Less rather than more red, in more or less three parts, some with depth, as always with McClelland the surface, the word, the art is busy, snaps, crackles, and pops the eye about. What works in ENOUGHENOUGH works, and nearly everything works wonders. It is hard to scribble and scrawl without summoning up Twombly, hard to approach the far side of abstract-expressionism-revisited without summoning the founding fathers and the faithful followers, hard to make it new in any case: and here we have it new, examined, digested, and now adjusted in a singularly compelling work.

There is the obligatory explanation that the exhibition is all about mother tongues and language and words, and all these words add not one whit to the reality on the wall. If McClelland feels the need of rationale then so be it. As for me, I’ll take the best of the work – would that there was a wall large enough, or my sofa long enough for ENOUGHENOUGH without saying a word. Why bother? If words would do it, we would not have the work and be all the poorer. What I want from painting is to be left speechless. And then begrudgingly report in on what I have seen with all that is to hand: everyday words – another, different, and a less visual medium than Paul Kasmin is displaying.

What really can one say about ENOUGHENOUGH except that it works. It works close up where the scribbles are transformed into splendid drawing, letters and notes to a ghost and surface scrawls amid the paint, beyond the paint, beside the paint, popping about each square inch full and a delight. It works at a distance – or as much of a distance as Paul Kasmin’s gallery permits, when the dance of the surface, the swirls and scrawls are transformed into a work with both surface and depth, neither graffiti driven nor variation of the old New York school.
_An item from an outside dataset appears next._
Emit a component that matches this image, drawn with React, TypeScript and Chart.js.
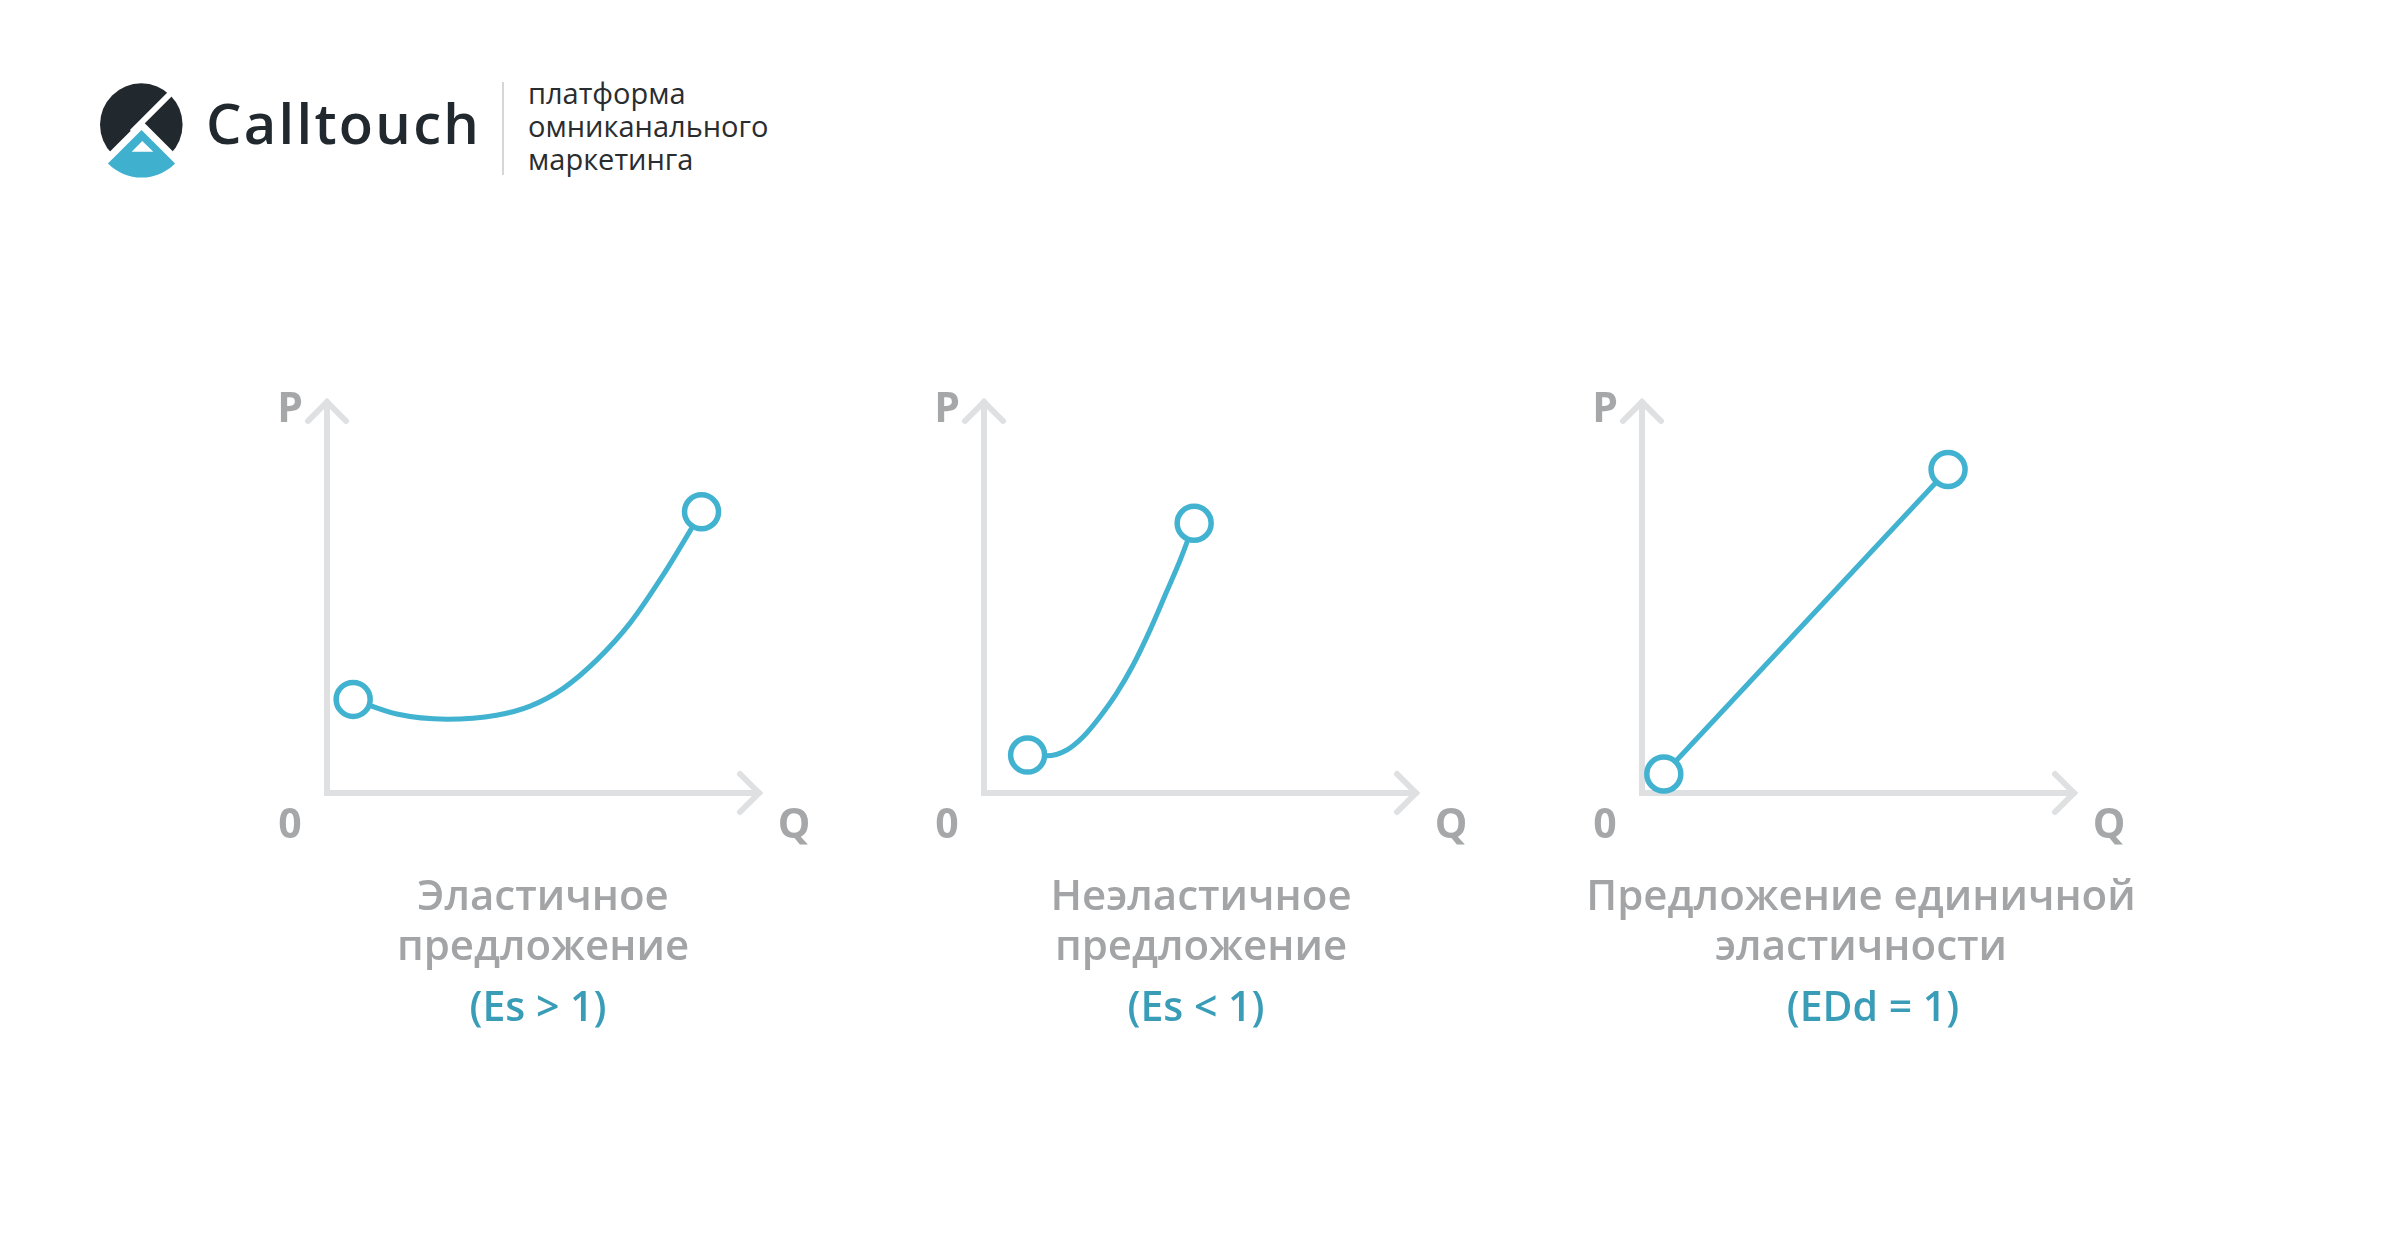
import React, { useEffect, useRef } from 'react';
import { Chart, registerables } from 'chart.js';

Chart.register(...registerables);

// ---------- data ----------
const ELASTIC_Q = [6.0, 16.0, 27.5, 38.9, 46.6, 54.2, 61.9, 69.5, 77.1, 85.9];
const ELASTIC_P = [23.7, 20.0, 18.7, 19.7, 22.0, 26.5, 33.7, 43.0, 55.2, 71.2];

const INELASTIC_Q = [10.0, 14.4, 19.0, 22.8, 26.6, 30.4, 34.2, 38.1, 41.9, 45.0, 46.9, 48.2];
const INELASTIC_P = [9.6, 9.4, 10.9, 14.3, 19.3, 25.2, 32.4, 41.3, 51.0, 59.0, 64.5, 68.3];

const UNIT_Q = [5.0, 70.2];
const UNIT_P = [4.8, 81.9];

const AXIS_P = 'P';
const AXIS_ZERO = '0';
const AXIS_Q = 'Q';

const TITLES = [
  ['Эластичное', 'предложение'],
  ['Неэластичное', 'предложение'],
  ['Предложение единичной', 'эластичности'],
];
const FORMULAS = ['(Es > 1)', '(Es < 1)', '(EDd = 1)'];

const BRAND = 'Calltouch';
const BRAND_SUB = ['платформа', 'омниканального', 'маркетинга'];

// ---------- style ----------
const LINE_COLOR = '#41b2d0';
const AXIS_COLOR = '#dfe0e1';
const LABEL_COLOR = '#a6a7a9';
const TITLE_COLOR = '#a3a4a6';
const ACCENT_COLOR = '#3a9db8';
const DARK = '#22292e';

const PANEL_X = [327, 984, 1642];
const TITLE_CX = [543, 1201, 1861];
const FORMULA_CX = [538, 1196, 1873];
const AXIS_BOTTOM = 793;
const AXIS_TOP = 398;
const AXIS_W = 436;
const CANVAS_TOP = 340;
const CANVAS_W = 600;
const CANVAS_H = 540;
const PAD_LEFT = 80;

const axesPlugin = {
  id: 'pqAxes',
  beforeDatasetsDraw(chart: any) {
    const { ctx } = chart;
    const xs = chart.scales.x;
    const ys = chart.scales.y;
    const x0 = xs.getPixelForValue(0);
    const y0 = ys.getPixelForValue(0);
    const xEnd = xs.getPixelForValue(100);
    const yEnd = ys.getPixelForValue(100);
    ctx.save();
    ctx.strokeStyle = AXIS_COLOR;
    ctx.lineWidth = 6;
    ctx.lineCap = 'round';
    ctx.lineJoin = 'miter';
    ctx.beginPath();
    ctx.moveTo(x0, yEnd + 4);
    ctx.lineTo(x0, y0);
    ctx.lineTo(xEnd - 4, y0);
    ctx.stroke();
    ctx.beginPath();
    ctx.moveTo(x0 - 19, yEnd + 23);
    ctx.lineTo(x0, yEnd + 4);
    ctx.lineTo(x0 + 19, yEnd + 23);
    ctx.stroke();
    ctx.beginPath();
    ctx.moveTo(xEnd - 23, y0 - 19);
    ctx.lineTo(xEnd - 4, y0);
    ctx.lineTo(xEnd - 23, y0 + 19);
    ctx.stroke();
    ctx.fillStyle = LABEL_COLOR;
    ctx.font = '700 41px "Open Sans"';
    ctx.textAlign = 'center';
    ctx.textBaseline = 'alphabetic';
    ctx.fillText(AXIS_P, x0 - 37, yEnd + 24);
    ctx.fillText(AXIS_ZERO, x0 - 37, y0 + 45);
    ctx.fillText(AXIS_Q, xEnd + 31, y0 + 45);
    ctx.restore();
  },
};

function Panel({ q, p, smooth, x0 }: { q: number[]; p: number[]; smooth: boolean; x0: number }) {
  const ref = useRef<HTMLCanvasElement | null>(null);
  useEffect(() => {
    if (!ref.current) return;
    const n = q.length;
    const radius = (c: any) => (c.dataIndex === 0 || c.dataIndex === n - 1 ? 17 : 0);
    const chart = new Chart(ref.current, {
      type: 'line',
      data: {
        datasets: [
          {
            data: q.map((v, i) => ({ x: v, y: p[i] })),
            borderColor: LINE_COLOR,
            borderWidth: 5,
            pointRadius: radius,
            pointHoverRadius: radius,
            pointBackgroundColor: '#ffffff',
            pointBorderColor: LINE_COLOR,
            pointBorderWidth: 5.5,
            cubicInterpolationMode: smooth ? 'monotone' : 'default',
            tension: 0,
            fill: false,
            clip: false,
          } as any,
        ],
      },
      options: {
        animation: false,
        responsive: false,
        events: [],
        layout: {
          padding: {
            left: PAD_LEFT,
            right: CANVAS_W - PAD_LEFT - AXIS_W,
            top: AXIS_TOP - CANVAS_TOP,
            bottom: CANVAS_TOP + CANVAS_H - AXIS_BOTTOM,
          },
        },
        scales: {
          x: { type: 'linear', min: 0, max: 100, display: false },
          y: { type: 'linear', min: 0, max: 100, display: false },
        },
        plugins: { legend: { display: false }, tooltip: { enabled: false }, title: { display: false } },
      },
      plugins: [axesPlugin],
    });
    return () => chart.destroy();
  }, [q, p, smooth]);
  return (
    <canvas
      ref={ref}
      width={CANVAS_W}
      height={CANVAS_H}
      style={{ position: 'absolute', left: x0 - PAD_LEFT, top: CANVAS_TOP, width: CANVAS_W, height: CANVAS_H }}
    />
  );
}

function TextLine({ text, cx, baseline, size, color, weight }: any) {
  return (
    <div
      style={{
        position: 'absolute',
        left: cx - 500,
        width: 1000,
        top: baseline - 0.888 * size,
        fontFamily: '"Open Sans", sans-serif',
        fontSize: size,
        lineHeight: `${size}px`,
        fontWeight: weight,
        color,
        textAlign: 'center',
        whiteSpace: 'nowrap',
      }}
    >
      {text}
    </div>
  );
}

function Logo() {
  return (
    <>
      <svg
        width={110}
        height={115}
        viewBox="0 0 110 115"
        style={{ position: 'absolute', left: 90, top: 70 }}
      >
        <circle cx={51.3} cy={54.6} r={41.3} fill={DARK} />
        <line x1={42} y1={62} x2={100} y2={4} stroke="#fff" strokeWidth={6} />
        <path
          d="M51.5 60 L17.9 93.6 A47.5 47.5 0 0 0 85.1 93.6 Z"
          fill="none"
          stroke="#fff"
          strokeWidth={14}
          strokeLinejoin="miter"
        />
        <path d="M51.5 60 L17.9 93.6 A47.5 47.5 0 0 0 85.1 93.6 Z" fill="#3fb1cf" />
        <path d="M41.7 81.7 L63.3 81.7 L52.3 71 Z" fill="#fff" />
      </svg>
      <div
        style={{
          position: 'absolute',
          left: 206,
          top: 144 - 0.888 * 56,
          fontFamily: '"Open Sans", sans-serif',
          fontWeight: 600,
          fontSize: 56,
          lineHeight: '56px',
          letterSpacing: 2.3,
          color: DARK,
          whiteSpace: 'nowrap',
        }}
      >
        {BRAND}
      </div>
      <div style={{ position: 'absolute', left: 502, top: 82, width: 2, height: 93, background: '#d6d6d6' }} />
      {BRAND_SUB.map((t, i) => (
        <div
          key={t}
          style={{
            position: 'absolute',
            left: 528,
            top: [104, 137, 170][i] - 0.888 * 29,
            fontFamily: '"Open Sans", sans-serif',
            fontWeight: 400,
            fontSize: 29,
            lineHeight: '29px',
            color: '#2a2d30',
            whiteSpace: 'nowrap',
          }}
        >
          {t}
        </div>
      ))}
    </>
  );
}

export default function App() {
  useEffect(() => {
    document.body.style.margin = '0';
    document.body.style.overflow = 'hidden';
  }, []);
  const series = [
    { q: ELASTIC_Q, p: ELASTIC_P, smooth: true },
    { q: INELASTIC_Q, p: INELASTIC_P, smooth: true },
    { q: UNIT_Q, p: UNIT_P, smooth: false },
  ];
  return (
    <div style={{ position: 'absolute', left: 0, top: 0, width: 2400, height: 1248, background: '#fff', overflow: 'hidden' }}>
      <Logo />
      {series.map((s, i) => (
        <Panel key={i} q={s.q} p={s.p} smooth={s.smooth} x0={PANEL_X[i]} />
      ))}
      {TITLES.map((lines, i) => (
        <React.Fragment key={i}>
          <TextLine text={lines[0]} cx={TITLE_CX[i]} baseline={910} size={42} color={TITLE_COLOR} weight={600} />
          <TextLine text={lines[1]} cx={TITLE_CX[i]} baseline={960} size={42} color={TITLE_COLOR} weight={600} />
          <TextLine text={FORMULAS[i]} cx={FORMULA_CX[i]} baseline={1021} size={41} color={ACCENT_COLOR} weight={600} />
        </React.Fragment>
      ))}
    </div>
  );
}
To scan the wall of drawings is to find sources and bits and pieces but almost nothing that would indicate that there will be an ENOUGHENOUGH – there is not enough there, nice watercolors, adequate drawings, a certain charm, but none of the cohesive power, the thrashing and intensity brought into focus by the large work. And so ENOUGHENOUGH is more than enough, a large work in scope and accomplishment, mature, beyond easy description, but impossible not to admire. And don’t take my word for it; go use your own eyes.